L'ANNÉE PROCHAINE ON RENTRE AU PÉROU
Mon père est mort. Je trie ses affaires. Dans une caisse, je trouve un exemplaire d’un des principaux journaux péruviens, avec ce titre : « Adelaida Méndez est-elle une terroriste ? ». Sur la photo qui illustre l’article, on me voit assis sur les genoux de ma tante Adelaida, avec ma soeur. J’ai un an et je suis à quelques centimètres du mot « terroriste ». Qu’est-ce que je fais là ? Ma tante a été arrêtée le 31 janvier 1991 à Lima, au Pérou, accusée à tort d’être membre du Sentier Lumineux, une organisation terroriste maoïste. De ses cinq ans et demi d’emprisonnement, je n’ai que des bribes de souvenirs : les appels à la prison, les lettres et les cassettes audio qu’on lui envoyait, la tension à la maison, l’angoisse de mon père, ses absences, sa colère et son désespoir. Je ressens le besoin de m’approprier cette histoire familiale, d’investiguer sur cette période de violence qui a eu tant d’impact sur nos vies et celle de milliers d’autres.
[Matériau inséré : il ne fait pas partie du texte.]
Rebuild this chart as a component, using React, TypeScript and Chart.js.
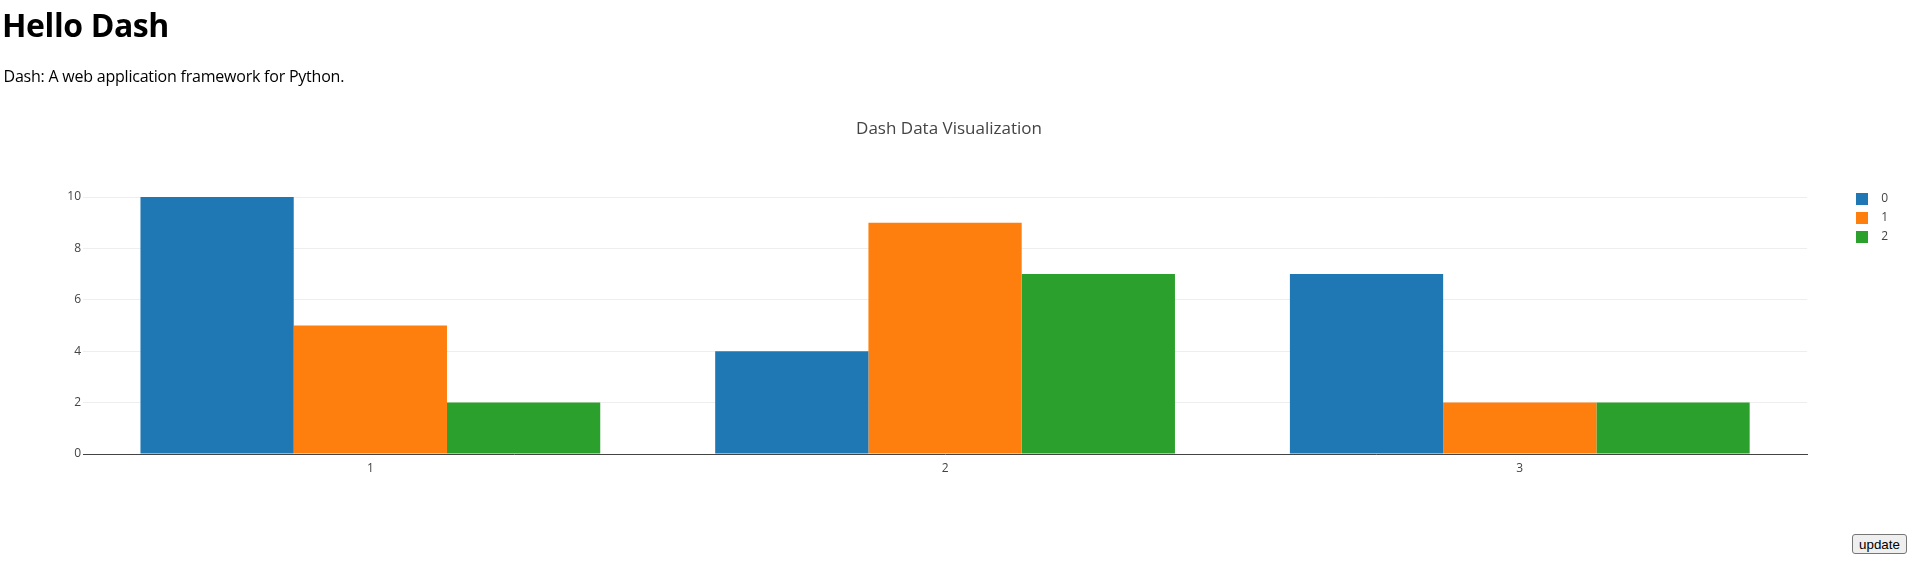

A travers l’histoire de ma tante, je veux parler de violence, d’injustice, de solitude. Aborder les questions de la culpabilité et du jugement. De la peur au ventre. Du vide qui se fait autour de nous dans l’adversité, des amis qui ne répondent plus, des tensions qui naissent, des rancœurs qui envahissent les relations. De ce qu’on dit et de ce qu’on tait. De ce qu’on peut dire et de ce qu’on doit taire. De ce qu’on doit dire. De ce qu’on voudrait crier. Du silence. D’une famille qui souffre encore.